The other theme is a portrayal of the bitchy, gossipy, yuppie, go-get-em world of the Auckland media scene, a counterpoint to the quiet scenes with Grace. Television exposes a gay cricket captain and an All Black captain tries to escape the same fate, by having a relationship for the magazines with an anorexic Generation X star-writer. Ruth sends an email about what’s happening camera- and society-wise.
But what’s happened,
I wonder to the narrative, the plot, the design?
for something more deceptive than fiction.
Made to look like life. Willing participants seeking
After using IVF, Ruth’s Australian friend Jane is pregnant. Jane’s doing well as a media presenter. Ruth is envious of her success, but concerned about her age when the child becomes a teenager. To have some income Ruth writes for a sleaze magazine called Urbane and defends it capably on TV:
Well done. Still the consummate
performer then, Ruth?
He’s wrong I think. I’m sharper now.
Put it down to age.
She worries about a right-wing politician who looks likely to become Deputy Prime Minister after the election: “Don’t worry. Darling, I’ll shaft him sooner or later”. A close friend has a lesbian affair before returning to her husband. Her house is burgled.
The word “overkill” lurks in my mind, but although I keep telling myself there is too much, the effect is cumulative. The scene where the politician gets his come-uppance is dramatic, compelling viewing. Ruth’s reaction attracts me to her character:
I’m uneasy at this
most public of trials. Complicit somehow
as if I’d gone
out of my way to walk past the public stocks.
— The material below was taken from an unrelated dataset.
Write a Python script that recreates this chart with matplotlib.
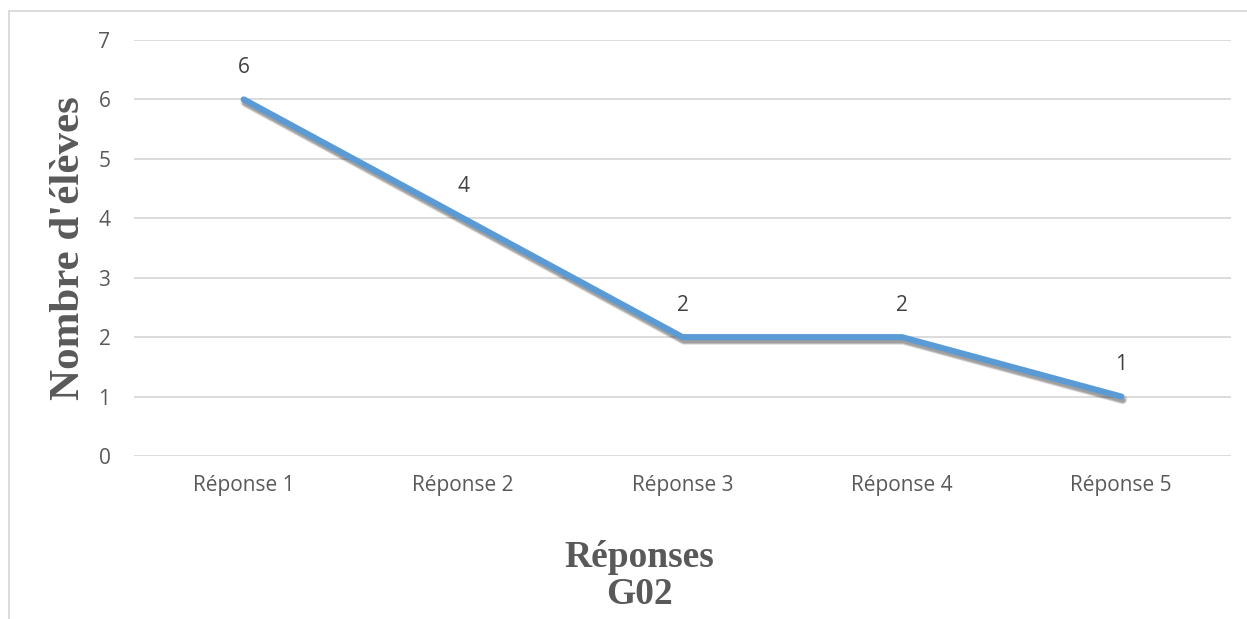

Her complications are intensified by a growing relationship with bookseller Francis. He quotes love poetry, yet appears reluctant to love. She desires him, yet is repelled by him, especially after learning he writes pornographic novels. Is she “retreating into an invented idea of love?” Chris doesn’t want to know about their sex if they are having it. One of the oldest narratives of them all – will she, won’t she? Brown plays it capably. Finally, the inevitable tragedy next door played through, Andrew no longer in her head, Chris drives her to and from the funeral.
As a novel it held me, twice, though as the excitement subsides I begin to ask where is the mystery? – which is probably one of the reasons it did not succeed for me as a poem. But its appearance indicates a wind-shift. With postmodernism well-peaked, the search is on for fresh or
old modes and vehicles. Kendrick Smithyman’s Atua Wera and Bill Sewell’s Erebus and The Ballad of Fifty-one are illustrative. Even within postmodernism, sequences are being used, as in Jack Ross’s Chantal’s Book. It is on the cards that more novel poems or poem novels lie ahead.
Harvey McQueen is a Wellington poet and reviewer.